Thursday, November 19, 2009

Shop owners, Tata bus drivers heading for collusion (Metro Page)

SHOP owners along the Kaneshie main road have appealed to the city authorities to stop trotro drivers from parking in front of their shops.
The traders who operate along the road between the Kaneshie First Light and the first overhead bridge opposite the Kaneshie Market Complex said they were gradually becoming bankrupt because the buses prevented customers from seeing and buying their wares.
The traders, who deal mainly in hardware, building materials, stationery, toiletries, electrical appliances, cement and household wares, complained about the hostile attitude of the drivers who were making life unbearable for them.
In separate interviews with the traders, many of them told the Daily Graphic that they were being frustrated by the drivers hence their plea to the city authorities through the media.
“My sister, we find it difficult to understand why the city guards allow these buses to park all day along the road but move in quickly to clamp smaller vehicles whose drivers park to buy from us. Is it a way of preventing us from getting our daily bread?”, 26-year-old Joojo queried.
According to the traders, those long Tata buses used to park near the second bridge near Mpamprom until last June when a heavy downpour in Accra destroyed that portion of the road.
They said the drivers moved to the present location with the excuse that they would move back after the road had been rehabilitated but had failed to do so months after the rehabilitation work has been completed.
The traders complained that apart from blocking their wares from prospective buyers, the bus drivers and their mates also use the road as a dumping site where they off-loaded refuse from the buses onto the street each morning.
In addition, the traders alleged that the drivers and their mates used the road as their bathroom where they wash down each morning and also clean their vehicles.
A dealer in hardware, 32-year-old Mr Martin Korle, told the Daily Graphic that the attitude of the drivers was making them lose customers which should not be allowed to continue now that Christmas was approaching.
Another trader alleged that the issue had been reported to the Kaneshie police but no action had been taken on the matter.
A dealer in cosmetics who is known only as Connie said her sales had dropped to about 60 per cent since the buses began parking in front of her shop.
She said if the trend continued, she and many of the shop owners might find it difficult to pay their taxes and loans they had contracted from the banks.
A gentleman who trades in paint said that few days ago, a truck pusher who asked a driver to park well to enable him load some items from a shop had his head hit with a a metal by a driver’s mate on one of the buses.
Auntie Yaa, one of the traders, said the earlier the city authorities found a solution to the problem, the better since they could not continue to look on unconcerned as the drivers prevented them from making sales.
“We might end up organising street protests if nothing is done about the situation.
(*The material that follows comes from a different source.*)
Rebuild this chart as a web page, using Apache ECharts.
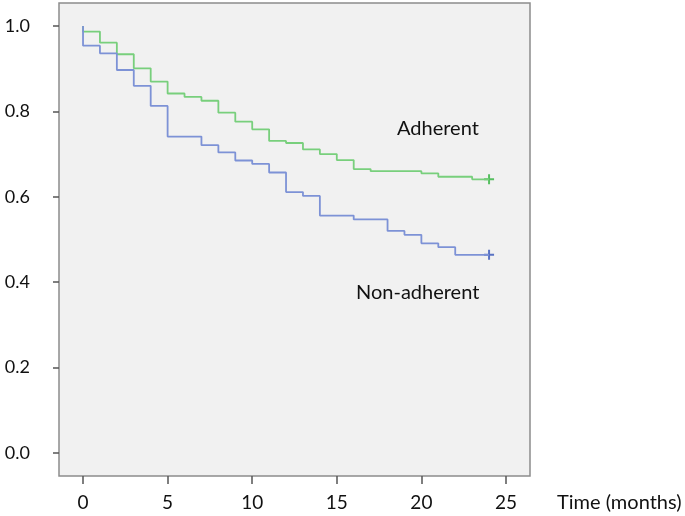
<!DOCTYPE html>
<html>
<head>
<meta charset="utf-8">
<script src="https://cdn.jsdelivr.net/npm/echarts@6/dist/echarts.min.js"></script>
<style>html,body{margin:0;padding:0;background:#fff;}#c{width:685px;height:516px;}</style>
</head>
<body>
<div id="c"></div>
<script>
// Kaplan-Meier steps: time of drop and survival after drop
var adherentTimes = [0, 0, 1, 2, 3, 4, 5, 6, 7, 8, 9, 10, 11, 12, 13, 14, 15, 16, 17, 20, 21, 23, 24];
var adherentSurv  = [1.0, 0.987, 0.961, 0.934, 0.901, 0.870, 0.842, 0.834, 0.825, 0.797, 0.776, 0.758, 0.731, 0.726, 0.711, 0.700, 0.686, 0.665, 0.660, 0.655, 0.647, 0.641, 0.641];
var nonAdherentTimes = [0, 0, 1, 2, 3, 4, 5, 7, 8, 9, 10, 11, 12, 13, 14, 16, 18, 19, 20, 21, 22, 24];
var nonAdherentSurv  = [1.0, 0.954, 0.936, 0.897, 0.860, 0.813, 0.741, 0.721, 0.704, 0.685, 0.677, 0.657, 0.611, 0.602, 0.556, 0.547, 0.520, 0.511, 0.491, 0.482, 0.464, 0.464];
var censorAdherent = [[24, 0.641]];
var censorNonAdherent = [[24, 0.464]];
var xTicks = [0, 5, 10, 15, 20, 25];
var yTicks = [0, 0.2, 0.4, 0.6, 0.8, 1.0];
var groupNames = ['Adherent', 'Non-adherent'];
var xTitle = 'Time (months)';

function pairs(a, b) { return a.map(function (t, i) { return [t, b[i]]; }); }

var font = 'Lato, "Open Sans", sans-serif';
var plus = 'path://M4,0H6V4H10V6H6V10H4V6H0V4H4Z';
var chart = echarts.init(document.getElementById('c'));
chart.setOption({
  animation: false,
  backgroundColor: '#ffffff',
  grid: { left: 59, right: 155, top: 3, bottom: 40, show: true, backgroundColor: '#f1f1f1', borderColor: '#8c8c8c', borderWidth: 1.5 },
  xAxis: {
    type: 'value', min: -1.42, max: 26.42,
    splitLine: { show: false },
    axisLine: { show: false, onZero: false },
    axisTick: { show: true, length: 8, customValues: xTicks, lineStyle: { color: '#555', width: 1.5 } },
    axisLabel: { customValues: xTicks, margin: 17, color: '#111', fontSize: 19, fontFamily: font }
  },
  yAxis: {
    type: 'value', min: -0.054, max: 1.054,
    splitLine: { show: false },
    axisLine: { show: false, onZero: false },
    axisTick: { show: true, length: 6, customValues: yTicks, lineStyle: { color: '#555', width: 1.5 } },
    axisLabel: { customValues: yTicks, margin: 29, color: '#111', fontSize: 18, fontFamily: font,
      formatter: function (v) { return v.toFixed(1); } }
  },
  graphic: [
    { type: 'text', left: 397, top: 119, style: { text: groupNames[0], fontSize: 20, fontFamily: font, fill: '#111' } },
    { type: 'text', left: 356, top: 283, style: { text: groupNames[1], fontSize: 20, fontFamily: font, fill: '#111' } },
    { type: 'text', left: 557, top: 493, style: { text: xTitle, fontSize: 20, fontFamily: font, fill: '#111' } }
  ],
  series: [
    { name: groupNames[0], type: 'line', step: 'end', data: pairs(adherentTimes, adherentSurv), showSymbol: false,
      lineStyle: { color: '#78cf7c', width: 1.8 } },
    { name: groupNames[1], type: 'line', step: 'end', data: pairs(nonAdherentTimes, nonAdherentSurv), showSymbol: false,
      lineStyle: { color: '#7d92d6', width: 1.8 } },
    { type: 'scatter', data: censorAdherent, symbol: plus, symbolSize: 10, itemStyle: { color: '#2fb33c' } },
    { type: 'scatter', data: censorNonAdherent, symbol: plus, symbolSize: 10, itemStyle: { color: '#3353b8' } }
  ]
});
</script>
</body>
</html>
Our businesses are going down gradually and no one seems to care”, she lamented.
“The other time one of the drivers picked a fight with one of the shop owners here and it took the intervention of passers-by to avert bloodshed”, another trader told this reporter.
A visit to the area revealed that the way the buses were parked, sometimes extending to the middle of the road, contributed significantly to the heavy traffic situation on the road.
At about 9.30 am today when the Daily Graphic visited the place, about 10 long buses were seen parked close to the other, preventing anybody who would want to walk to any of the shops from doing so.
There was no way any vehicle could park to buy from any of the shops since the whole area was already congested with those long Tata buses.
In one of the buses, this writer saw a young man pouring out what looked like urine through a small opening on the side of the bus onto the road.